Carol Kohn biography
Carol Anne Kakalec was born February 6, 1946, in Washington, DC, the second daughter of John and Juanita T. Kakalec. While stationed at Ft. Knox during World War II, John met Juanita Tharp at a Kentucky Derby party in 1942; they were married on Christmas Eve that same year. In late 1945, they moved with their daughter Donna Jeanne, to Washington, DC. The family lived in the Washington area for the next 58 years, where John retired in 1982 from the Federal Reserve Board.
Carol attended schools in southeast Washington then in McLean, when the family moved to Virginia. She was in the first graduating class of George C. Marshall High School in 1964. Carol attended St. Joseph College, a small Catholic woman’s college in Emmitsburg, Maryland, and finished her BA degree at the University of Albuquerque, with twin toddlers in tow. In 1990, she completed an MS degree in healthcare administration from Texas Woman’s University.
In the gap years between BA and MS, Carol embarked on a parallel career with motherhood.
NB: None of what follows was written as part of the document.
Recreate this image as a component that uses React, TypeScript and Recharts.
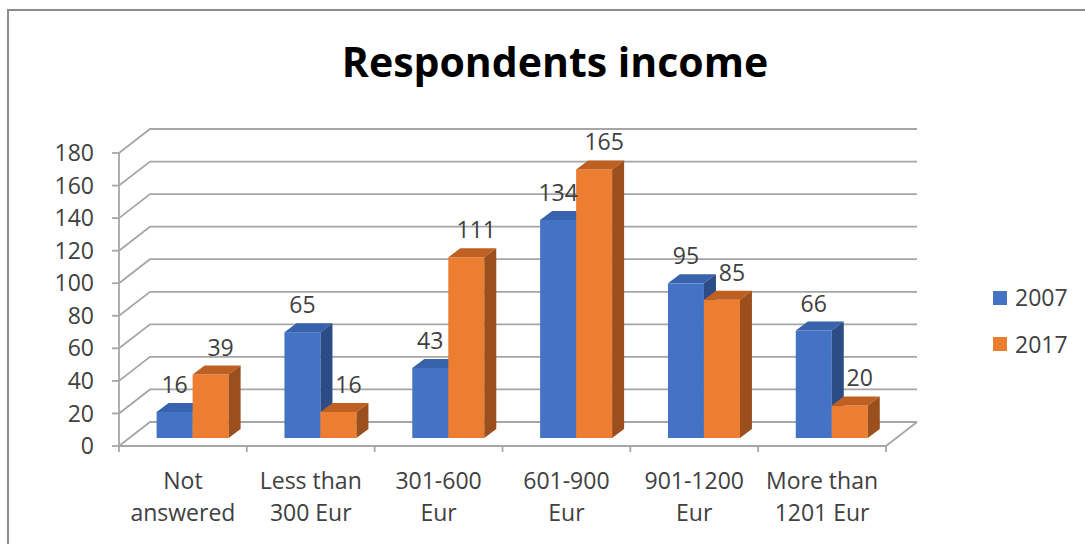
import React from 'react';
import { BarChart, Bar, XAxis, YAxis, CartesianGrid, LabelList } from 'recharts';

const CATEGORIES = ['Not answered', 'Less than 300 Eur', '301-600 Eur', '601-900 Eur', '901-1200 Eur', 'More than 1201 Eur'];
const TICK_LINES = [
  ['Not', 'answered'],
  ['Less than', '300 Eur'],
  ['301-600', 'Eur'],
  ['601-900', 'Eur'],
  ['901-1200', 'Eur'],
  ['More than', '1201 Eur'],
];
const VALUES_2007 = [16, 65, 43, 134, 95, 66];
const VALUES_2017 = [39, 16, 111, 165, 85, 20];
const Y_TICKS = [0, 20, 40, 60, 80, 100, 120, 140, 160, 180];

const data = CATEGORIES.map((name, i) => ({
  name,
  lines: TICK_LINES[i],
  y2007: VALUES_2007[i],
  y2017: VALUES_2017[i],
}));

const FONT = '"Open Sans", sans-serif';
const GRID = '#a6a6a6';
const TEXT = '#404040';

// oblique "3d" offsets
const WALL_DX = 31;
const WALL_DY = -24;
const BAR_DX = 10;
const BAR_DY = -8;
const DEPTH_DX = 12;
const DEPTH_DY = -9;

const GridLine = (props: any) => {
  const { x1, y1, x2, y, height, index } = props;
  const bx = x1 + WALL_DX;
  const by = y1 + WALL_DY;
  const isFloor = Math.abs(y1 - (y + height)) < 1;
  const n = CATEGORIES.length;
  const step = (x2 - x1) / n;
  return (
    <g key={`grid-${index}`}>
      <path d={`M${x1},${y1} L${bx},${by} L${x2 + WALL_DX},${by}`} stroke={GRID} strokeWidth={1.8} fill="none" />
      {isFloor && (
        <>
          <path d={`M${x2},${y1} L${x2 + WALL_DX},${by}`} stroke={GRID} strokeWidth={1.8} fill="none" />
          {Array.from({ length: n + 1 }).map((_, k) => (
            <line key={k} x1={x1 + k * step} x2={x1 + k * step} y1={y1} y2={y1 + 6} stroke={GRID} strokeWidth={1.8} />
          ))}
        </>
      )}
    </g>
  );
};

const Bar3D = (props: any) => {
  const { x, y, width, height, fill, topFill, sideFill } = props;
  if (width == null || height == null) return null;
  const fx = x + BAR_DX;
  const fy = y + BAR_DY;
  const w = width;
  const h = height;
  return (
    <g>
      <rect x={fx} y={fy} width={w} height={h} fill={fill} />
      <path
        d={`M${fx},${fy} L${fx + DEPTH_DX},${fy + DEPTH_DY} L${fx + w + DEPTH_DX},${fy + DEPTH_DY} L${fx + w},${fy} Z`}
        fill={topFill}
      />
      <path
        d={`M${fx + w},${fy} L${fx + w + DEPTH_DX},${fy + DEPTH_DY} L${fx + w + DEPTH_DX},${fy + h + DEPTH_DY} L${fx + w},${fy + h} Z`}
        fill={sideFill}
      />
    </g>
  );
};

const DataLabel = (props: any) => {
  const { x, y, width, value, shift } = props;
  return (
    <text
      x={x + BAR_DX + width / 2 + shift}
      y={y + BAR_DY - 19}
      textAnchor="middle"
      fontFamily={FONT}
      fontSize={23}
      fill={TEXT}
    >
      {value}
    </text>
  );
};

const CategoryTick = (props: any) => {
  const { x, y, index } = props;
  const lines = TICK_LINES[index] || [];
  return (
    <g>
      {lines.map((t, i) => (
        <text key={i} x={x} y={y + 43 + i * 32} textAnchor="middle" fontFamily={FONT} fontSize={23} fill={TEXT}>
          {t}
        </text>
      ))}
    </g>
  );
};

const SERIES = [
  { key: 'y2007', name: '2007', fill: '#4472C4', top: '#3862AC', side: '#2C4C86', shift: 0 },
  { key: 'y2017', name: '2017', fill: '#ED7D31', top: '#BF6023', side: '#9B4F1D', shift: 10 },
];

export default function App() {
  return (
    <div style={{ position: 'fixed', left: 0, top: 0, width: 1085, height: 544, overflow: 'hidden', background: '#fff' }}>
      <div
        style={{
          position: 'absolute',
          left: 7,
          top: 9,
          width: 1200,
          height: 700,
          border: '2px solid #8c8c8c',
          boxSizing: 'border-box',
        }}
      />
      <div style={{ position: 'absolute', left: 0, top: 0 }}>
        <BarChart
          width={1085}
          height={544}
          data={data}
          margin={{ top: 153, right: 199, left: 59, bottom: 8 }}
          barCategoryGap="21.6%"
          barGap={0}
        >
          <CartesianGrid vertical={false} horizontal={GridLine as any} />
          <XAxis
            dataKey="name"
            height={90}
            axisLine={{ stroke: GRID, strokeWidth: 1.8 }}
            tickLine={false}
            tickSize={0}
            tickMargin={0}
            interval={0}
            tick={<CategoryTick />}
          />
          <YAxis
            width={60}
            domain={[0, 180]}
            ticks={Y_TICKS}
            interval={0}
            axisLine={{ stroke: GRID, strokeWidth: 1.8 }}
            tickLine={{ stroke: GRID, strokeWidth: 1.8 }}
            tickSize={7}
            tickMargin={18}
            tick={{ fill: TEXT, fontSize: 23, fontFamily: FONT }}
          />
          {SERIES.map((s) => (
            <Bar
              key={s.key}
              dataKey={s.key}
              name={s.name}
              fill={s.fill}
              isAnimationActive={false}
              shape={(p: any) => <Bar3D {...p} topFill={s.top} sideFill={s.side} />}
            >
              <LabelList dataKey={s.key} content={(p: any) => <DataLabel {...p} shift={s.shift} />} />
            </Bar>
          ))}
        </BarChart>
      </div>
      <svg width={1085} height={544} style={{ position: 'absolute', left: 0, top: 0, pointerEvents: 'none' }}>
        <text x={555} y={77} textAnchor="middle" fontFamily={FONT} fontWeight={700} fontSize={41} fill="#000">
          Respondents income
        </text>
        {SERIES.map((s, i) => (
          <g key={s.key}>
            <rect x={993} y={291 + i * 46} width={14} height={14} fill={s.fill} />
            <text x={1015} y={306 + i * 47} fontFamily={FONT} fontSize={23} fill={TEXT}>
              {s.name}
            </text>
          </g>
        ))}
      </svg>
    </div>
  );
}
She became a successful life sciences editor, working with scientist and student authors to ready their research manuscripts for publication and grant proposals for submission. While living in Riyadh, Saudi Arabia, in the early 1980s, she was a founding editor of the King Faisal Specialist Hospital Medical Journal (now Annals of Saudi Medicine). Upon relocating to Houston, Texas, she worked in M.D. Anderson Cancer Center’s Department of Scientific Publications. Teaming with a researcher at M.D. Anderson and one at the National Cancer Institute in Bethesda, Maryland, they founded and launched Molecular Carcinogenesis in 1988. Carol holds the certification designation of Diplomate Editor in the Life Sciences, ELS(D), from the Board of Editors in the Life Sciences, of which she is a founding member.
By happy coincidence in 1988, Carol met Harold Kohn, a chemist at the University of Houston, though it would be many years before he asked her to edit his research manuscripts and grants. They were married three years later.
In 1990, Carol began work at Houston’s Texas Children’s Hospital in patient education, working to make medical information accessible to young patients and their families, and in marketing. She moved on in 1997, to direct public affairs for the Harris County Hospital District (now Harris Health System), the hospital and clinic system of Texas’s most populous county.
An opportunity arose for Harold in 1999 to chair of the Division of Medicinal Chemistry and Natural Products (now the Division of Chemical Biology and Medicinal Chemistry) at the University of North Carolina School of Pharmacy. With their collective four children solidly launched, Harold and Carol and their three pets headed east from Houston. In North Carolina, Carol consulted as a science editor working with academic clients from Chapel Hill to Tokyo.
Carol retired in 2016 and turned her attention to the newly established Kohn Charitable Trust. She and Harold share the belief that structural inequalities in the U.S. have left many behind, often without a voice. Because the reasons for these inequities are complex, the Kohns have partnered with the University of Michigan Gerald R. Ford School of Public Policy to facilitate scholarship that can advance progressive domestic social policies.
Carol’s and Harold’s blended family comprises Carol’s twins Jocelyn Friel, husband Myles, and Hunter Schappaugh, wife Peggy, and Harold’s sons Jeffrey Kohn, wife Kara, and Nicholas Kohn.
The Kohns have five grandchildren, Kent and Pierce Friel, Jakob, Zachary, and Naomi Kohn.